GIVEN REQUEST: Give every line back verbatim, dropping all images.

--- START DATA SHOWN ---

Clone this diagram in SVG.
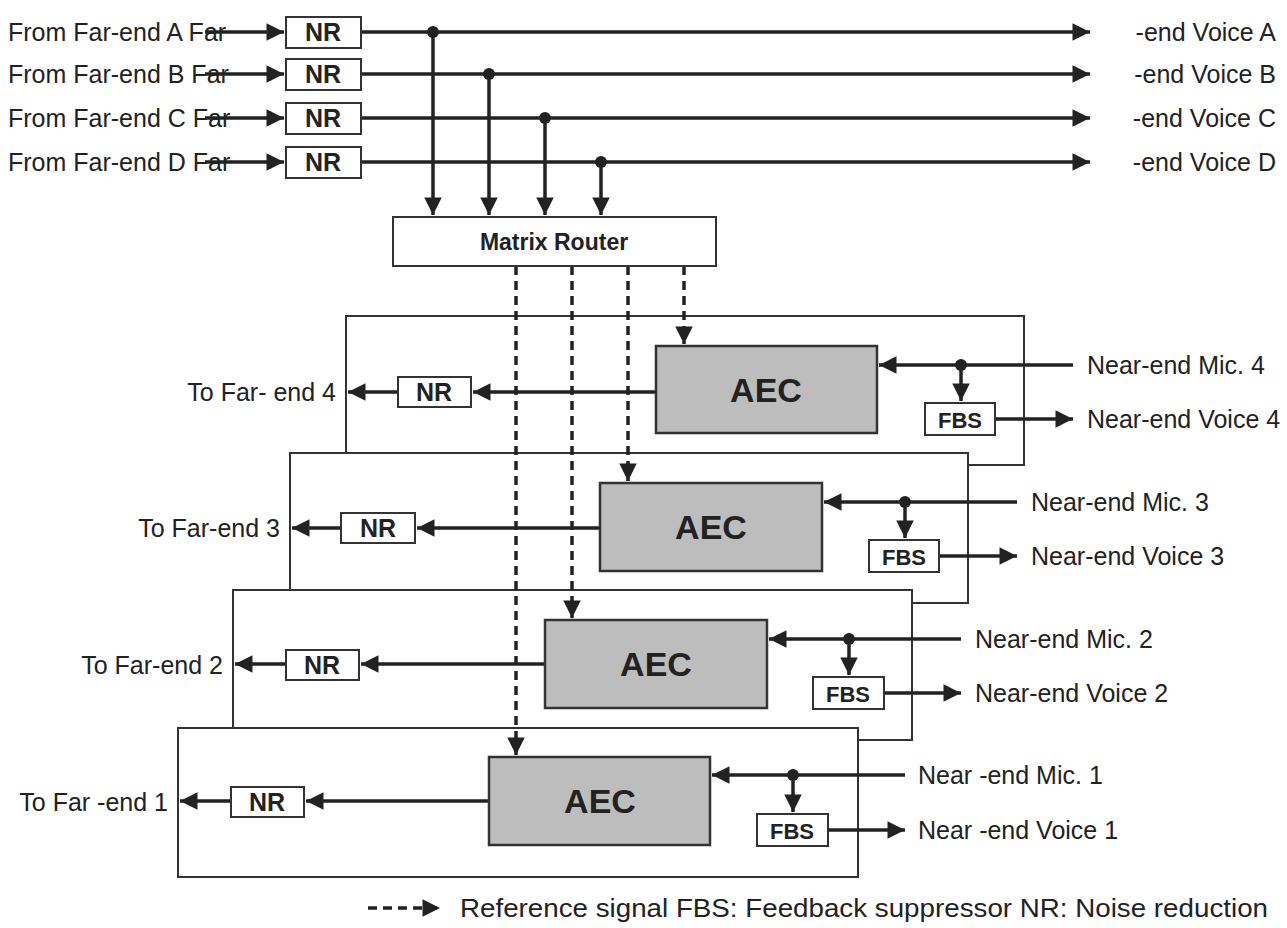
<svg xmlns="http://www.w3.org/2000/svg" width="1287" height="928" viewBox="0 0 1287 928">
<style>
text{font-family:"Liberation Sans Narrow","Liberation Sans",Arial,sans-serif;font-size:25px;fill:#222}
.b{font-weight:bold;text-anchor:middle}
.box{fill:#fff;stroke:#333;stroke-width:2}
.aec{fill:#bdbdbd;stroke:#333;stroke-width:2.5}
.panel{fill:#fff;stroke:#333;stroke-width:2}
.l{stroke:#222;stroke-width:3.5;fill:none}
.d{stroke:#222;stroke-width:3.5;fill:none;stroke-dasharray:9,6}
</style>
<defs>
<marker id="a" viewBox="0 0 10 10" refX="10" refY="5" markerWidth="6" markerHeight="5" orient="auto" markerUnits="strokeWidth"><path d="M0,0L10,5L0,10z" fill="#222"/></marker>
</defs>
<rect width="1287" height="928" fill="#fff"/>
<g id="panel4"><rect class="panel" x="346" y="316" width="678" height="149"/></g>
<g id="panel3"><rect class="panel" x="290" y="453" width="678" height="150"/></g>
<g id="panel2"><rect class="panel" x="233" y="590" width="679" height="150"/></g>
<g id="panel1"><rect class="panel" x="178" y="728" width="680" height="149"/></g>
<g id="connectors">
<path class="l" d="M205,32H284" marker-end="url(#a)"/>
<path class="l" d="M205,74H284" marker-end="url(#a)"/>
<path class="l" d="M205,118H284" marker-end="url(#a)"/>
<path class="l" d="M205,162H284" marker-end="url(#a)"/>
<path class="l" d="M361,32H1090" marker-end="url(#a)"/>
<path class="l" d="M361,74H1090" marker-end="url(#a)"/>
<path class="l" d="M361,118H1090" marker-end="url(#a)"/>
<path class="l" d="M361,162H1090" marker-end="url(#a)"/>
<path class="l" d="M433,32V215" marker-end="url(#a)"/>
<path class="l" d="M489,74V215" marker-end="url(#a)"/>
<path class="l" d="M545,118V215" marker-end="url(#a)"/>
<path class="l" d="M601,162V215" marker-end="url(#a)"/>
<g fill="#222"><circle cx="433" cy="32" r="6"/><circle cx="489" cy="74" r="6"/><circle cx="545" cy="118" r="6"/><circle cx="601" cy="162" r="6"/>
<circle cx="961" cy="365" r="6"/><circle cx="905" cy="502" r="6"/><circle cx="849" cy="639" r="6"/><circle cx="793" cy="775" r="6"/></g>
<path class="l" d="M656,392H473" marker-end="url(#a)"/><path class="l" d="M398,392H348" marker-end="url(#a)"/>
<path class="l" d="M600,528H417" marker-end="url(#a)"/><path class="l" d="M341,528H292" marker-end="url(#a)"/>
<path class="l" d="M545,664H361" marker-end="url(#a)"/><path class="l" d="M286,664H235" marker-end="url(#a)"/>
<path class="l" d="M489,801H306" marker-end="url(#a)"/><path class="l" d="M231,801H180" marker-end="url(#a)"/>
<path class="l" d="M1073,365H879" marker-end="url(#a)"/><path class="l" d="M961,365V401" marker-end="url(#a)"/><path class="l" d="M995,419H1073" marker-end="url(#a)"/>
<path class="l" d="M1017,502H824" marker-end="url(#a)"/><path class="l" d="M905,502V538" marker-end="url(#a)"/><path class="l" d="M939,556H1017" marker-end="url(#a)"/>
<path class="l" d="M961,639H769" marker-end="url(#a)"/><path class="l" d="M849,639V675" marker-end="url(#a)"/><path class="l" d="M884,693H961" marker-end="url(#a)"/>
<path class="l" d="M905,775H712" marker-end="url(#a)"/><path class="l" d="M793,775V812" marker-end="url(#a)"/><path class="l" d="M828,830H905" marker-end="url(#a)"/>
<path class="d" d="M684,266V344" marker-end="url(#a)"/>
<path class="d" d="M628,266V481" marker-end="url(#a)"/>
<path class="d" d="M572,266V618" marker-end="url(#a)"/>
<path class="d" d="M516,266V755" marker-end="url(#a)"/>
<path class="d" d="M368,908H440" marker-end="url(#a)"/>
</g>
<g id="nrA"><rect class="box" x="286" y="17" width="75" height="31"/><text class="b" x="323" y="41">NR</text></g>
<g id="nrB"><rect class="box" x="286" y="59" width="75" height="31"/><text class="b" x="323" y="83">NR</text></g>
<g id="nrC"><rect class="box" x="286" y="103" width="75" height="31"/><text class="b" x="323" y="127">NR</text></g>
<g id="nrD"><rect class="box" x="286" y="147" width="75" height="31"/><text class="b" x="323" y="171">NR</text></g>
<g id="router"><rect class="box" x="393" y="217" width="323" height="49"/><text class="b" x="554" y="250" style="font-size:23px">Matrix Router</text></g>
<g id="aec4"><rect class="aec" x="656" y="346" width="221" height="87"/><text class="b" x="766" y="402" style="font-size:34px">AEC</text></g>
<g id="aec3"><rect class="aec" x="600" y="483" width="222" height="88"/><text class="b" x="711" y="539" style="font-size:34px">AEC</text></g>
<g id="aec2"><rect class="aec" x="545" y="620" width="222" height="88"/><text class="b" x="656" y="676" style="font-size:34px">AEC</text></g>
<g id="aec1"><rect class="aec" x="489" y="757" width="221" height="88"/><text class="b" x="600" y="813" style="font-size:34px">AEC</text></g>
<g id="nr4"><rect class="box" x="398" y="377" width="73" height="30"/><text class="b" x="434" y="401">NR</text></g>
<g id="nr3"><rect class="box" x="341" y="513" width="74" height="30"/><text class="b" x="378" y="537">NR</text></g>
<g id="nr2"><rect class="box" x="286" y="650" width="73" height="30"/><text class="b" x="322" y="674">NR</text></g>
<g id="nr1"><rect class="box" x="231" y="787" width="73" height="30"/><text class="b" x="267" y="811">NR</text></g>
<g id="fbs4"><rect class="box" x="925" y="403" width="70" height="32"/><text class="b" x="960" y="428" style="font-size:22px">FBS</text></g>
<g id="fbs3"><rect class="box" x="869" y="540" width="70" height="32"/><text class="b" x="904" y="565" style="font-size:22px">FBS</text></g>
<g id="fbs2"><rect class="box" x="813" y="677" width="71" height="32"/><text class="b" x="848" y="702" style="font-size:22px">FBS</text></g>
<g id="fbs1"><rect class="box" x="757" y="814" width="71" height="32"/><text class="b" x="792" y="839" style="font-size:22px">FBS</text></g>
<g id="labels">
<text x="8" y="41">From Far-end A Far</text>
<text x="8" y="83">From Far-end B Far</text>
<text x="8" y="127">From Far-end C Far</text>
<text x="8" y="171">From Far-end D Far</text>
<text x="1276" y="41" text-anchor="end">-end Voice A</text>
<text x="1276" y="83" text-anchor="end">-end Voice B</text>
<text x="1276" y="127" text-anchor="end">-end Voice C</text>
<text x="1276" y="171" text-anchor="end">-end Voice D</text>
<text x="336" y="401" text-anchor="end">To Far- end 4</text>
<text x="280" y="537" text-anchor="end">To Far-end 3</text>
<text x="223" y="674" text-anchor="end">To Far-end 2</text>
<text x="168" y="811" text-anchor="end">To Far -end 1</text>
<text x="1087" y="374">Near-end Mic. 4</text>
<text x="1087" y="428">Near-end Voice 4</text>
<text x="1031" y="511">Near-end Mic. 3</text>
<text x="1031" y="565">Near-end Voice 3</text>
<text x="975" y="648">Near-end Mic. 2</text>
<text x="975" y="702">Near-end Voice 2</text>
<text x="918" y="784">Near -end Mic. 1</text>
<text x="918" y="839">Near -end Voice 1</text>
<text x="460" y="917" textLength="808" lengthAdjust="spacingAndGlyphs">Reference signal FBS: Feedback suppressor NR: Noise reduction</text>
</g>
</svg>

--- END DATA SHOWN ---

COMPLETE RESPONSE:
Clone this diagram in SVG.
<svg xmlns="http://www.w3.org/2000/svg" width="1287" height="928" viewBox="0 0 1287 928">
<style>
text{font-family:"Liberation Sans Narrow","Liberation Sans",Arial,sans-serif;font-size:25px;fill:#222}
.b{font-weight:bold;text-anchor:middle}
.box{fill:#fff;stroke:#333;stroke-width:2}
.aec{fill:#bdbdbd;stroke:#333;stroke-width:2.5}
.panel{fill:#fff;stroke:#333;stroke-width:2}
.l{stroke:#222;stroke-width:3.5;fill:none}
.d{stroke:#222;stroke-width:3.5;fill:none;stroke-dasharray:9,6}
</style>
<defs>
<marker id="a" viewBox="0 0 10 10" refX="10" refY="5" markerWidth="6" markerHeight="5" orient="auto" markerUnits="strokeWidth"><path d="M0,0L10,5L0,10z" fill="#222"/></marker>
</defs>
<rect width="1287" height="928" fill="#fff"/>
<g id="panel4"><rect class="panel" x="346" y="316" width="678" height="149"/></g>
<g id="panel3"><rect class="panel" x="290" y="453" width="678" height="150"/></g>
<g id="panel2"><rect class="panel" x="233" y="590" width="679" height="150"/></g>
<g id="panel1"><rect class="panel" x="178" y="728" width="680" height="149"/></g>
<g id="connectors">
<path class="l" d="M205,32H284" marker-end="url(#a)"/>
<path class="l" d="M205,74H284" marker-end="url(#a)"/>
<path class="l" d="M205,118H284" marker-end="url(#a)"/>
<path class="l" d="M205,162H284" marker-end="url(#a)"/>
<path class="l" d="M361,32H1090" marker-end="url(#a)"/>
<path class="l" d="M361,74H1090" marker-end="url(#a)"/>
<path class="l" d="M361,118H1090" marker-end="url(#a)"/>
<path class="l" d="M361,162H1090" marker-end="url(#a)"/>
<path class="l" d="M433,32V215" marker-end="url(#a)"/>
<path class="l" d="M489,74V215" marker-end="url(#a)"/>
<path class="l" d="M545,118V215" marker-end="url(#a)"/>
<path class="l" d="M601,162V215" marker-end="url(#a)"/>
<g fill="#222"><circle cx="433" cy="32" r="6"/><circle cx="489" cy="74" r="6"/><circle cx="545" cy="118" r="6"/><circle cx="601" cy="162" r="6"/>
<circle cx="961" cy="365" r="6"/><circle cx="905" cy="502" r="6"/><circle cx="849" cy="639" r="6"/><circle cx="793" cy="775" r="6"/></g>
<path class="l" d="M656,392H473" marker-end="url(#a)"/><path class="l" d="M398,392H348" marker-end="url(#a)"/>
<path class="l" d="M600,528H417" marker-end="url(#a)"/><path class="l" d="M341,528H292" marker-end="url(#a)"/>
<path class="l" d="M545,664H361" marker-end="url(#a)"/><path class="l" d="M286,664H235" marker-end="url(#a)"/>
<path class="l" d="M489,801H306" marker-end="url(#a)"/><path class="l" d="M231,801H180" marker-end="url(#a)"/>
<path class="l" d="M1073,365H879" marker-end="url(#a)"/><path class="l" d="M961,365V401" marker-end="url(#a)"/><path class="l" d="M995,419H1073" marker-end="url(#a)"/>
<path class="l" d="M1017,502H824" marker-end="url(#a)"/><path class="l" d="M905,502V538" marker-end="url(#a)"/><path class="l" d="M939,556H1017" marker-end="url(#a)"/>
<path class="l" d="M961,639H769" marker-end="url(#a)"/><path class="l" d="M849,639V675" marker-end="url(#a)"/><path class="l" d="M884,693H961" marker-end="url(#a)"/>
<path class="l" d="M905,775H712" marker-end="url(#a)"/><path class="l" d="M793,775V812" marker-end="url(#a)"/><path class="l" d="M828,830H905" marker-end="url(#a)"/>
<path class="d" d="M684,266V344" marker-end="url(#a)"/>
<path class="d" d="M628,266V481" marker-end="url(#a)"/>
<path class="d" d="M572,266V618" marker-end="url(#a)"/>
<path class="d" d="M516,266V755" marker-end="url(#a)"/>
<path class="d" d="M368,908H440" marker-end="url(#a)"/>
</g>
<g id="nrA"><rect class="box" x="286" y="17" width="75" height="31"/><text class="b" x="323" y="41">NR</text></g>
<g id="nrB"><rect class="box" x="286" y="59" width="75" height="31"/><text class="b" x="323" y="83">NR</text></g>
<g id="nrC"><rect class="box" x="286" y="103" width="75" height="31"/><text class="b" x="323" y="127">NR</text></g>
<g id="nrD"><rect class="box" x="286" y="147" width="75" height="31"/><text class="b" x="323" y="171">NR</text></g>
<g id="router"><rect class="box" x="393" y="217" width="323" height="49"/><text class="b" x="554" y="250" style="font-size:23px">Matrix Router</text></g>
<g id="aec4"><rect class="aec" x="656" y="346" width="221" height="87"/><text class="b" x="766" y="402" style="font-size:34px">AEC</text></g>
<g id="aec3"><rect class="aec" x="600" y="483" width="222" height="88"/><text class="b" x="711" y="539" style="font-size:34px">AEC</text></g>
<g id="aec2"><rect class="aec" x="545" y="620" width="222" height="88"/><text class="b" x="656" y="676" style="font-size:34px">AEC</text></g>
<g id="aec1"><rect class="aec" x="489" y="757" width="221" height="88"/><text class="b" x="600" y="813" style="font-size:34px">AEC</text></g>
<g id="nr4"><rect class="box" x="398" y="377" width="73" height="30"/><text class="b" x="434" y="401">NR</text></g>
<g id="nr3"><rect class="box" x="341" y="513" width="74" height="30"/><text class="b" x="378" y="537">NR</text></g>
<g id="nr2"><rect class="box" x="286" y="650" width="73" height="30"/><text class="b" x="322" y="674">NR</text></g>
<g id="nr1"><rect class="box" x="231" y="787" width="73" height="30"/><text class="b" x="267" y="811">NR</text></g>
<g id="fbs4"><rect class="box" x="925" y="403" width="70" height="32"/><text class="b" x="960" y="428" style="font-size:22px">FBS</text></g>
<g id="fbs3"><rect class="box" x="869" y="540" width="70" height="32"/><text class="b" x="904" y="565" style="font-size:22px">FBS</text></g>
<g id="fbs2"><rect class="box" x="813" y="677" width="71" height="32"/><text class="b" x="848" y="702" style="font-size:22px">FBS</text></g>
<g id="fbs1"><rect class="box" x="757" y="814" width="71" height="32"/><text class="b" x="792" y="839" style="font-size:22px">FBS</text></g>
<g id="labels">
<text x="8" y="41">From Far-end A Far</text>
<text x="8" y="83">From Far-end B Far</text>
<text x="8" y="127">From Far-end C Far</text>
<text x="8" y="171">From Far-end D Far</text>
<text x="1276" y="41" text-anchor="end">-end Voice A</text>
<text x="1276" y="83" text-anchor="end">-end Voice B</text>
<text x="1276" y="127" text-anchor="end">-end Voice C</text>
<text x="1276" y="171" text-anchor="end">-end Voice D</text>
<text x="336" y="401" text-anchor="end">To Far- end 4</text>
<text x="280" y="537" text-anchor="end">To Far-end 3</text>
<text x="223" y="674" text-anchor="end">To Far-end 2</text>
<text x="168" y="811" text-anchor="end">To Far -end 1</text>
<text x="1087" y="374">Near-end Mic. 4</text>
<text x="1087" y="428">Near-end Voice 4</text>
<text x="1031" y="511">Near-end Mic. 3</text>
<text x="1031" y="565">Near-end Voice 3</text>
<text x="975" y="648">Near-end Mic. 2</text>
<text x="975" y="702">Near-end Voice 2</text>
<text x="918" y="784">Near -end Mic. 1</text>
<text x="918" y="839">Near -end Voice 1</text>
<text x="460" y="917" textLength="808" lengthAdjust="spacingAndGlyphs">Reference signal FBS: Feedback suppressor NR: Noise reduction</text>
</g>
</svg>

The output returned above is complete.